Berlusconi’s “businessman populism” was a preview of today’s disruption of the liberal order. In international relations, he accepted the post-1945 alignment of Italy with the West—but emphasized transactional and deal-oriented friendships with foreign leaders over any sense of shared values. His gaffes with various world figures were legendary, and they remain a source of embarrassment for many Italians. His pro-Israel stance aided the rise of Benjamin Netanyahu’s Right. He claimed credit for ending the Cold War thanks to the 2002 summit in Italy between George W. Bush and Vladimir Putin, the latter of whom—along with Hungary’s Viktor Orbán and Turkey’s Recep Tayyip Erdoğan—is at the center of tensions with the West today. But Berlusconi never made a secret of his preference for Putin over Germany’s Angela Merkel; he even spent holidays and birthdays with him.
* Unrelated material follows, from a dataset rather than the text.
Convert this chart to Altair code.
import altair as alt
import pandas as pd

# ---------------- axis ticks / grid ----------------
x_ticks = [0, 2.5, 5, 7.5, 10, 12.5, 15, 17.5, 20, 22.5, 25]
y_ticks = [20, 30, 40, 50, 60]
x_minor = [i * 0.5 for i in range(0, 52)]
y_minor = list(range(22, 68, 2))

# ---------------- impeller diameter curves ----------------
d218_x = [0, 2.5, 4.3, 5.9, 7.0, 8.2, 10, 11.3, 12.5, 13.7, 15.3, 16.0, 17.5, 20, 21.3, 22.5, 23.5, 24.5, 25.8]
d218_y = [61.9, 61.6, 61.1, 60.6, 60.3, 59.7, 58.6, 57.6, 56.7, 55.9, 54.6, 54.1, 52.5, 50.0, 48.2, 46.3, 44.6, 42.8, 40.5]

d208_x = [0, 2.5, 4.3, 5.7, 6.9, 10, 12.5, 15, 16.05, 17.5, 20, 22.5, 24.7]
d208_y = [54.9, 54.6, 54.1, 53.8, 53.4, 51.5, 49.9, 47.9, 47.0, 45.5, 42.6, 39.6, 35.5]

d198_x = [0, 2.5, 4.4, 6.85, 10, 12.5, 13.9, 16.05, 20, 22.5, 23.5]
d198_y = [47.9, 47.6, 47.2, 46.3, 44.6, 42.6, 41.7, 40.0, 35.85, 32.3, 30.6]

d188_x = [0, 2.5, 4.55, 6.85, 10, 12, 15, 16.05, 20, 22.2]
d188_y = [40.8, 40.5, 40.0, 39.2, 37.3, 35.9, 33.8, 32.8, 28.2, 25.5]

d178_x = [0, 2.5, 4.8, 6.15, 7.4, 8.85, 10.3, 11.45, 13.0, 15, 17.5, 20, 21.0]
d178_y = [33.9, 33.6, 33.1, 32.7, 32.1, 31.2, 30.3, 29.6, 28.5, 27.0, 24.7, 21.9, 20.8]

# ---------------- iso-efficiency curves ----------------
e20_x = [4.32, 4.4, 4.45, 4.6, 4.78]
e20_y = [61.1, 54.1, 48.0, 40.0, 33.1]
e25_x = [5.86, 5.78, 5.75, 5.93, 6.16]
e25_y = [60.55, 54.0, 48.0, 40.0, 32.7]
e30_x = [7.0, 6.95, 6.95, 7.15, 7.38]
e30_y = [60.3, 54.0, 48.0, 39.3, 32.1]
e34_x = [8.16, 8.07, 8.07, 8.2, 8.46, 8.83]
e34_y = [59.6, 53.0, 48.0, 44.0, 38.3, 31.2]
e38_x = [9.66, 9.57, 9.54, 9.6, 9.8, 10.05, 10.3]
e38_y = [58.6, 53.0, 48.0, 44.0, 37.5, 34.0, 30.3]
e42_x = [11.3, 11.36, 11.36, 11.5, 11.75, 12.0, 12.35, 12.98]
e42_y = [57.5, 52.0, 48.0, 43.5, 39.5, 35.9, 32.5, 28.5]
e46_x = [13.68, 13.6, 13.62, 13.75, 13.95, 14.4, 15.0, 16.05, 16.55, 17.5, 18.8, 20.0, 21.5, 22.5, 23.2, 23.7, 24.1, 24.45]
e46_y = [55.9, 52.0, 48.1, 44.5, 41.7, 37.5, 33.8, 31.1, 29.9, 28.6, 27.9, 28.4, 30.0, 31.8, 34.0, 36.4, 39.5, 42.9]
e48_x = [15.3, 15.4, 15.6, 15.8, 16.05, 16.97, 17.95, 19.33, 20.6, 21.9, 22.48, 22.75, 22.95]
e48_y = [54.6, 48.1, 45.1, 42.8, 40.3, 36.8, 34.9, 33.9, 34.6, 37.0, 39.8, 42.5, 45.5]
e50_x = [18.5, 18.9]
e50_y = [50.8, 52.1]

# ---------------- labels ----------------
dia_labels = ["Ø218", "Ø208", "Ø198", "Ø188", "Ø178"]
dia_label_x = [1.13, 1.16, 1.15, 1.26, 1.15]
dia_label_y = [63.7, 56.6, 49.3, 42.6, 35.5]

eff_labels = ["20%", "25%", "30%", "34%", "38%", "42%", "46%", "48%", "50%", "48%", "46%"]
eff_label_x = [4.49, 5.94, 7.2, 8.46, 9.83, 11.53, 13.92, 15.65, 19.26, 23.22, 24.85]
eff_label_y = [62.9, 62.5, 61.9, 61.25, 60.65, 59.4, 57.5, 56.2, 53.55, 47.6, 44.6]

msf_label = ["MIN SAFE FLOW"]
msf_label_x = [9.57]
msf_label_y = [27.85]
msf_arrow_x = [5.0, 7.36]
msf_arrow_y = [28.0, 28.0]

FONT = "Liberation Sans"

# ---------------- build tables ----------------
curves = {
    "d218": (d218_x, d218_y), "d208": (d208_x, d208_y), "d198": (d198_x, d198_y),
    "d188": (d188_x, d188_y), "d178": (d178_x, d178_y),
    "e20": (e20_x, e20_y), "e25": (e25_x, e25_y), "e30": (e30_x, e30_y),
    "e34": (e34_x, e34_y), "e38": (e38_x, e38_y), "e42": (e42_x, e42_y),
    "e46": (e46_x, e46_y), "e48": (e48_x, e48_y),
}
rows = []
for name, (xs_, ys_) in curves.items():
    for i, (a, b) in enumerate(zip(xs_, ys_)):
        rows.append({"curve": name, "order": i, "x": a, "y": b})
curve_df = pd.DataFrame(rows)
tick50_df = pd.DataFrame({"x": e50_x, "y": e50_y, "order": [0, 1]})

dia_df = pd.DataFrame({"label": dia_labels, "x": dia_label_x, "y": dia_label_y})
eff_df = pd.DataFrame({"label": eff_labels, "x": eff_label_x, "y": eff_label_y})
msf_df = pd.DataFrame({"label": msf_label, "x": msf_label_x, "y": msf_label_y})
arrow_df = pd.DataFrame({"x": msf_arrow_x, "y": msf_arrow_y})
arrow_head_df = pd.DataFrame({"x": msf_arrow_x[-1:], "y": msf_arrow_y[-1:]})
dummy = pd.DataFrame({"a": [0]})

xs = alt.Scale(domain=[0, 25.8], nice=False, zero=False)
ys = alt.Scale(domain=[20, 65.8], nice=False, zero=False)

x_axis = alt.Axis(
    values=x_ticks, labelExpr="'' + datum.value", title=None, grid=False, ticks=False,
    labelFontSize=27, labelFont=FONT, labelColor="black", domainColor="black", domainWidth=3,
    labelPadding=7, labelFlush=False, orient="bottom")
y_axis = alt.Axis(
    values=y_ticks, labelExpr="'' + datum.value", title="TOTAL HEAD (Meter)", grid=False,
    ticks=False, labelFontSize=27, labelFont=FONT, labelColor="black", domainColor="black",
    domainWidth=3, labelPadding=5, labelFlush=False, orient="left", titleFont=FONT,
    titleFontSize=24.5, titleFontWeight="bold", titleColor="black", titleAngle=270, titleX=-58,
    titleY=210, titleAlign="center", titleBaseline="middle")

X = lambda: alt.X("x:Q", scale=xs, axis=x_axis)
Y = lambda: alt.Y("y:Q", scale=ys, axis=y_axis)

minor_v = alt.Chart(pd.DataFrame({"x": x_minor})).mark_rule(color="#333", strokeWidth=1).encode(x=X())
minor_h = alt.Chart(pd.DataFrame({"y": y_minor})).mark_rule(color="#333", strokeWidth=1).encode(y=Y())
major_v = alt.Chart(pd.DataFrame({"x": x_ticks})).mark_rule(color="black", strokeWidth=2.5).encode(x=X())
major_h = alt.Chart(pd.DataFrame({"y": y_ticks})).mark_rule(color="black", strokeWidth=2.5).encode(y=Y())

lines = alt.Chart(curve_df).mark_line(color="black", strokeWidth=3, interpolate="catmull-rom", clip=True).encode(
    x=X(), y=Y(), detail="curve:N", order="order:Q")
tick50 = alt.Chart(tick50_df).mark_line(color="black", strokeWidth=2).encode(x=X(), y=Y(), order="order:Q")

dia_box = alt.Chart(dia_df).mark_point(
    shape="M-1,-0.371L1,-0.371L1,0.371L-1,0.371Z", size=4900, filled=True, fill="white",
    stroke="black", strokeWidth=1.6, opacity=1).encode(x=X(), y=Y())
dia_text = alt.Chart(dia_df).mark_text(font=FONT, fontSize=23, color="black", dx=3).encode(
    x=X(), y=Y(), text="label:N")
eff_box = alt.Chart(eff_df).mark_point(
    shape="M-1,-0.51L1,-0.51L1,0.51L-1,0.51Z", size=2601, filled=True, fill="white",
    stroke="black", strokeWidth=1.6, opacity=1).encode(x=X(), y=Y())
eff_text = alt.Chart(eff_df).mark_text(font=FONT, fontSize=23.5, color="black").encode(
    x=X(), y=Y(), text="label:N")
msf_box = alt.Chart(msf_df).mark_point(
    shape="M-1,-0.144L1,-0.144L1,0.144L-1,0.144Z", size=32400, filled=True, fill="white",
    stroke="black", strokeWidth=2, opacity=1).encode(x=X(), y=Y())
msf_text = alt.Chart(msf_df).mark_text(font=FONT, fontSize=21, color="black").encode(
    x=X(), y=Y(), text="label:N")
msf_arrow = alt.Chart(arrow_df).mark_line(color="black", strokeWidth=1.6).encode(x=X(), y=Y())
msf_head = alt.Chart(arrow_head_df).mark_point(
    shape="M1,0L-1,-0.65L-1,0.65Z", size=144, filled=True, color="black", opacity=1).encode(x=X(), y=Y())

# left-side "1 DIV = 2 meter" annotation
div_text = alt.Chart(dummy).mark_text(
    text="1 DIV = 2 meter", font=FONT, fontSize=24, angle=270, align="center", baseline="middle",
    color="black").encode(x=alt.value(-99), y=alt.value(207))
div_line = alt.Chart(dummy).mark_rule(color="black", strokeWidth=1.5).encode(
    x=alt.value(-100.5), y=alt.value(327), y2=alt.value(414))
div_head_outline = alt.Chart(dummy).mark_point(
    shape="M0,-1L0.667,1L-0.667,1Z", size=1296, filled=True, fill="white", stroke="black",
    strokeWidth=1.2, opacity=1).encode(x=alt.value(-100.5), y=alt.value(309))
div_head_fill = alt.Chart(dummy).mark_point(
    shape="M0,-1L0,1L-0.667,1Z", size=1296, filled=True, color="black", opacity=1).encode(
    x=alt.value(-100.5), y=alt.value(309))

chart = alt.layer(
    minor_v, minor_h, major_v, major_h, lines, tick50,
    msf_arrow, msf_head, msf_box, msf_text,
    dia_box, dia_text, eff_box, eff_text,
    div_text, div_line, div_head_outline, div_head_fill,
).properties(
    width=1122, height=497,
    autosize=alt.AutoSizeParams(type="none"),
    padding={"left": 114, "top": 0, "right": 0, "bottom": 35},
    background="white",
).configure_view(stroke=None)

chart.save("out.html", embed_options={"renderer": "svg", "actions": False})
In domestic politics, Berlusconi achieved his major goal of keeping the Left out of power. Though he lost two elections, they were both to former Christian Democrat Romano Prodi, a centrist civil servant (and a Catholic) whom he could not accuse of being a Communist. He also managed to build a more friendly relationship between Italian conservatism and the European Union, giving key political support to the appointments of technocrats Mario Monti as member of the government of the European Union in 1994 and Mario Draghi as president of the European Central Bank in 2011. But he failed in modernizing the Italian economic system along libertarian lines, and when Italy found itself in dire fiscal straits in 2011, he was ousted from power under pressure from the markets and European leaders—but not before implementing some of the worst aspects of the neoliberal gig-economy model. His thirty years in politics also coincided with the deindustrialization of Italy (auto and auto-component manufacturing in particular). And, of course, he did nothing to address migration—though the technocratic governments that succeeded him were no more welcoming to migrants than he was.
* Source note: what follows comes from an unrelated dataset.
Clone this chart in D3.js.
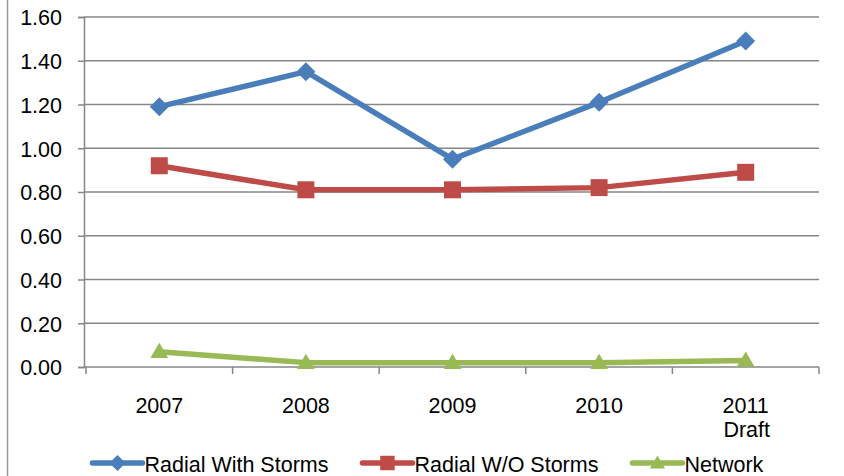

Italy is now a country in decline demographically and economically. It is less inclined to invest in the future, depending more and more on the European Union and a shrinking number of industrial sectors. Socially, it is more unjust. Berlusconi succeeded in defending his own business empire and in moderating and rehabilitating the neo-Fascist extreme Right, with Giorgia Meloni becoming prime minister in September 2022 (Berlusconi reluctantly had to accept her as his successor). With his moderating presence now gone, it will be interesting to see how Meloni chooses to proceed.